__GIVEN TASK__
The data below holds a line containing "What matplotlib code" and a line containing "from matplotlib.lines import Line2D"; please quote exactly those two lines and every line between them, and nothing else.

__MATERIAL PROVIDED__

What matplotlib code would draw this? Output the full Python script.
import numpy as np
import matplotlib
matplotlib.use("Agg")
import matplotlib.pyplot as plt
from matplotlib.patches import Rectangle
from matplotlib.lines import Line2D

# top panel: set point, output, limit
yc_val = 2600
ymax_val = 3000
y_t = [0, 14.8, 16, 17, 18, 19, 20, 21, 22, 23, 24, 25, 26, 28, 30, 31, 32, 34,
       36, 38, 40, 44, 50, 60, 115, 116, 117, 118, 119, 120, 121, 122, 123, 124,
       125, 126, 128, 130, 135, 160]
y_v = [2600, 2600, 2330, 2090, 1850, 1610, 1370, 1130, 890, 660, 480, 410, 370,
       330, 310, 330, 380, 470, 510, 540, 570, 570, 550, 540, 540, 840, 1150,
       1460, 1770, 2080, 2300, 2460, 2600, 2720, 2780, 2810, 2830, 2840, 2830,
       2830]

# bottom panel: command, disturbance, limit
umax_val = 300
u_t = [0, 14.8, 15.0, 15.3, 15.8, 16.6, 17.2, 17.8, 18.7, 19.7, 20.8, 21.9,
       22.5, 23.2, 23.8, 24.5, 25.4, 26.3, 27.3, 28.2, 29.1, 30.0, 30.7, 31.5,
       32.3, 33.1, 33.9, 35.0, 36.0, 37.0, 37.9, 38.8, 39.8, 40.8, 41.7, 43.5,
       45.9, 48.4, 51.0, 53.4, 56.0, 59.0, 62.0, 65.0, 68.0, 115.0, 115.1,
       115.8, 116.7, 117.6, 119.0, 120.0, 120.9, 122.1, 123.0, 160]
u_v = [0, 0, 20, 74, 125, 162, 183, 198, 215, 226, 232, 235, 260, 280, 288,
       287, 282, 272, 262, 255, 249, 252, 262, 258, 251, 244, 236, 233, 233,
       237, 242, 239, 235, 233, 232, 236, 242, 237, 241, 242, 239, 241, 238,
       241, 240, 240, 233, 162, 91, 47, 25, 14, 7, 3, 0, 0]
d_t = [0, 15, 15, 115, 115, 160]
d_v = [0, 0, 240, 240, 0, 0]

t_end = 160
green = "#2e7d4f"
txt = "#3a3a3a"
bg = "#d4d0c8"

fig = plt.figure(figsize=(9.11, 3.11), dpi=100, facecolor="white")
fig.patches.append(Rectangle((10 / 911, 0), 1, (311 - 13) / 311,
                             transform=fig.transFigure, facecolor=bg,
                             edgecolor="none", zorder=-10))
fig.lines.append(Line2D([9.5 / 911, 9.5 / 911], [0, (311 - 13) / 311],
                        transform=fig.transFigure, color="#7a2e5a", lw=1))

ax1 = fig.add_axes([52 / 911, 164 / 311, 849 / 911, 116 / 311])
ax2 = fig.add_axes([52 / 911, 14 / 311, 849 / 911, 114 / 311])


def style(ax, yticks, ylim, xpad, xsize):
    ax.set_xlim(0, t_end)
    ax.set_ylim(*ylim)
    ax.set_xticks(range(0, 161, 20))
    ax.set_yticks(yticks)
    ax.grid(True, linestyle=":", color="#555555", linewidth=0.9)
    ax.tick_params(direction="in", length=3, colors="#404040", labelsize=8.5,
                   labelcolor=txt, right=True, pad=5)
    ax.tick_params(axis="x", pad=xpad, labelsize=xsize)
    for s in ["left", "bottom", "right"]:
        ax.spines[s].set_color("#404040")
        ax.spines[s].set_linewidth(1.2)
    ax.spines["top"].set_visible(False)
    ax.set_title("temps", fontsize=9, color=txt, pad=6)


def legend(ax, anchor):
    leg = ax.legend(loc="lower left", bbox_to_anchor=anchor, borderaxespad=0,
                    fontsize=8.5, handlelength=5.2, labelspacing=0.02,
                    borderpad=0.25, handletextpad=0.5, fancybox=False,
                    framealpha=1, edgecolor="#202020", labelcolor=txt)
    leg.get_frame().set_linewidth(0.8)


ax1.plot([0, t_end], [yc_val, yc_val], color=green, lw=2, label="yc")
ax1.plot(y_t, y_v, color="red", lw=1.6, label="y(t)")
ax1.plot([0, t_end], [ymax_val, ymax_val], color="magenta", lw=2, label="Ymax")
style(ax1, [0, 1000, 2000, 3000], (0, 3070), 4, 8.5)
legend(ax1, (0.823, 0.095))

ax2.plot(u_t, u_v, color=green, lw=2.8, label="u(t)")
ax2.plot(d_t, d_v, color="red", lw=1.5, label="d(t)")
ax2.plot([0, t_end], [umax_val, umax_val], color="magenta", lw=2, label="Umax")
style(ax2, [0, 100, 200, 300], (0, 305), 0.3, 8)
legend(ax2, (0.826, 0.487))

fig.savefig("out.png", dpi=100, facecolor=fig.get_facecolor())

==

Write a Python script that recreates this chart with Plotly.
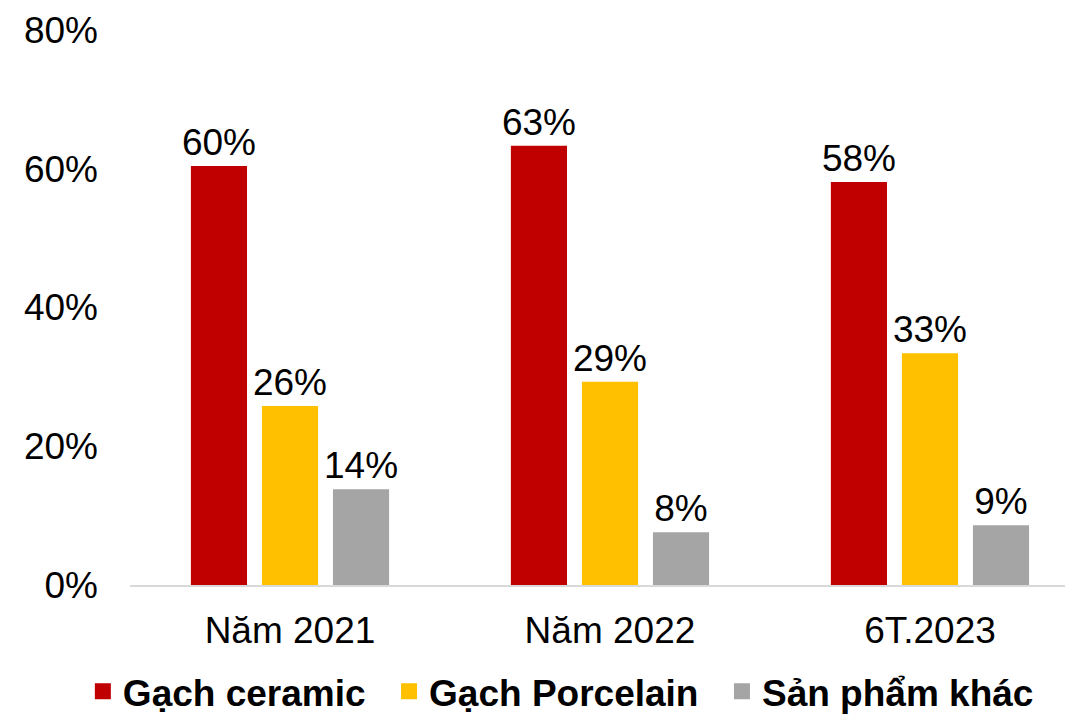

__EXERCISE RESPONSE__
What matplotlib code would draw this? Output the full Python script.
import numpy as np
import matplotlib
matplotlib.use("Agg")
import matplotlib.pyplot as plt
from matplotlib.patches import Rectangle
from matplotlib.lines import Line2D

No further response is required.